King Ecgfrith … rashly led an army to ravage the province of the Picts. The enemy pretended to retreat, and lured the king into narrow mountain passes, where he was killed with the greater part of his forces on the 20th of May and the 15th [year] of his reign.

It was somewhere in these ‘narrow mountain passes’ that the Picts ambushed the invaders on 20 May 685 with devastating effect. It has not proved possible to identify the location with certainty. The topography in this southern, fertile part of Angus is open and rolling (the terrain is much more mountainous farther to the north-west); but Bede had never been to Scotland, and his description doubtless relied on exaggerated accounts brought back by the survivors to justify the defeat. A plausible scenario can be made for an ambush somewhere in the Dunnichen area, probably between the high ground of Dunnichen Hill (‘Dun Nechtan’) and the marshy ground known later as Dunnichen Moss (‘Nechtan’s mire’); the ‘mere’, or marshland, has now been reconstituted as a large pool by the farmer of Dunnichen Mains farm. The identification of ‘Nechtansmere’ with Dunnichen Moss is purely circumstantial, and not all scholars agree with it; but it is attractive, nonetheless.

In this scenario, the Pictish cavalry would have lured Ecgfrith into an ambush by feigning fear, until Ecgfrith found himself marching eastward past Dunnichen Hill alongside an extensive stretch of ‘mere’ at the base of the hill. At that point the trap was sprung: the main Pictish forces came swarming down from behind the top of Dunnichen Hill to attack the Northumbrian cavalry on the flank and cut off its retreat. The Northumbrians were virtually wiped out and Ecgfrith was killed.

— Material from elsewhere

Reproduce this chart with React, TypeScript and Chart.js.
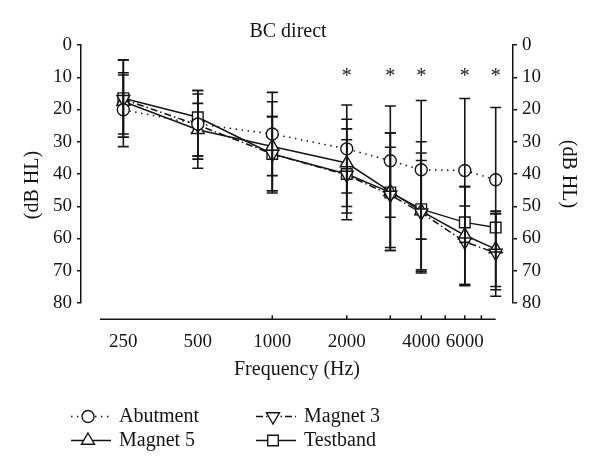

In the churchyard of Aberlemno, some ten kilometres to the north of Dunnichen, there is a magnificent Pictish cross-slab (a fawn-coloured sandstone slab with a cross carved on it). The cross, richly decorated in high relief, is on the front of the slab; on the reverse, under two Pictish symbols, is depicted a battle-scene in three tiers. It has been called a ‘tapestry in stone’, but it is more than that: it is a brilliantly detailed despatch by a war-artist from the front line. It portrays the battle in a series of four vivid cartoon panels. The combatants are carefully distinguished: bare-headed Pictish warriors confronting (and eventually defeating) opponents who are wearing Anglo-Saxon helmets with long nose-guards and distinctive neck-collars. The Pictish cavalrymen are riding long-tailed ponies which they control with their knees and feet, leaving both hands free to wield their weapons, whereas the Northumbrians on their heavier, short-tailed (‘bang-tailed’) horses need to use one hand for the reins. The Pictish infantrymen are drawn up in ranks with a swordsman in front, defended by a warrior behind him wielding a long thrusting-spear and another armed with a throwing-spear.